Soft Airplane – Chad VanGaalen
Alberta’s own king of DIY grit-pop. If he hasn’t slipped onto your radar, scope Soft Airplane – perhaps his best album, for gems like ‘Molten Light’, ‘Bones of Man’ and ‘Willow Tree’.
It’s like Neil Young and Beck and The Beach Boys hotboxed a treehouse and jammed for days. Save your cheddar and buy this now!
He recorded both albums by Women, provides artwork for all his releases and animates his own videos.
Something by AIDS Wolf
Hailing from Toronto, these tender tykes play a collection of Polish drinking songs. Wait, no they don’t.
They assault the senses with shrieking disjointed no-fi rock and hardcore. If you were lucky enough to see them live, you probably are still wearing the bruises or drying out your clothes from Chloe Lum’s barbarian sweat.
They put out a slew of releases on cassette, CD and vinyl, but sadly broke up in 2012. On a much happier note, they have songs called ‘Panty Mind’, ‘Spit Tastes Like Metal’ and ‘So Many Plastic Pearls’.

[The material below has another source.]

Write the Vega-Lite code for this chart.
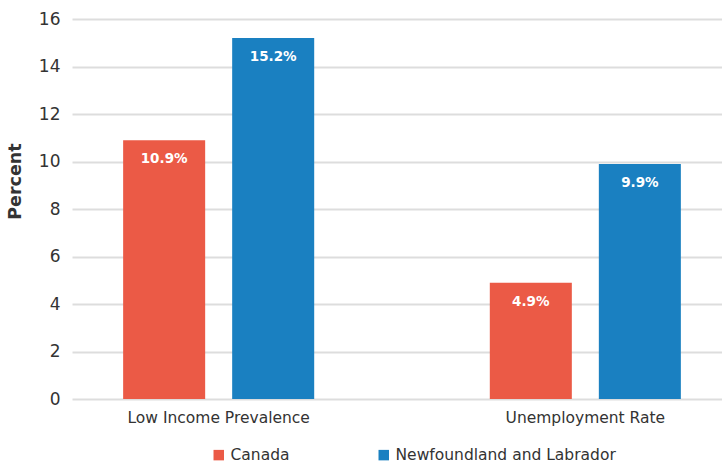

Fire Baptism – Femme Fatale
Jesse Keeler (the bass half of Death From Above 1979) pulls a Dave Grohl and writes, plays and produces all the tracks. The album is much faster, harder and angrier project, which showcases his ability to write insanely catchy noisey songs, even while rocking the first porn-stache of the new millennium.
Yes, I said showcases.
Something by Sloan
A purely singles band, Sloan is made to make radio pop/rock. These lads have been kicking out the jams for plenty of years now. I share my advice, Sloan is like wine – the older the better.
II – Crystal Castles
On the verge of releasing their third album, this Toronto duo looks to make waves yet again. But after the spray shot that was II, I’d test the waters first by letting your friends buy it.
Something by Rush
You’ll want to brush up on your knowledge of perfect drumming and dolphin vocals
as I think they’ll keep playing for the next 40 years.
[Editor’s Note: Raz Mataz Magazine does not endorse any illegal activities of any sort.]
Death of a Ladies’ Man – Leonard Cohen
He probably got so much tail back then. Raincoats and poetry and songs about having a hard-on . . . . Plus, Phil Spector didn’t kill him. Some consider this his worst album, but just feign interest and punch them in the throat.
Something by D.O.A.
The godfathers of punk and Canadian hardcore, cited among other gods of the genre, these Vancouver-based fellas kind of deserve more recognition than they get. You probably have a kid in your class rocking a D.O.A. shirt or patch on his bag – this child will lead them all.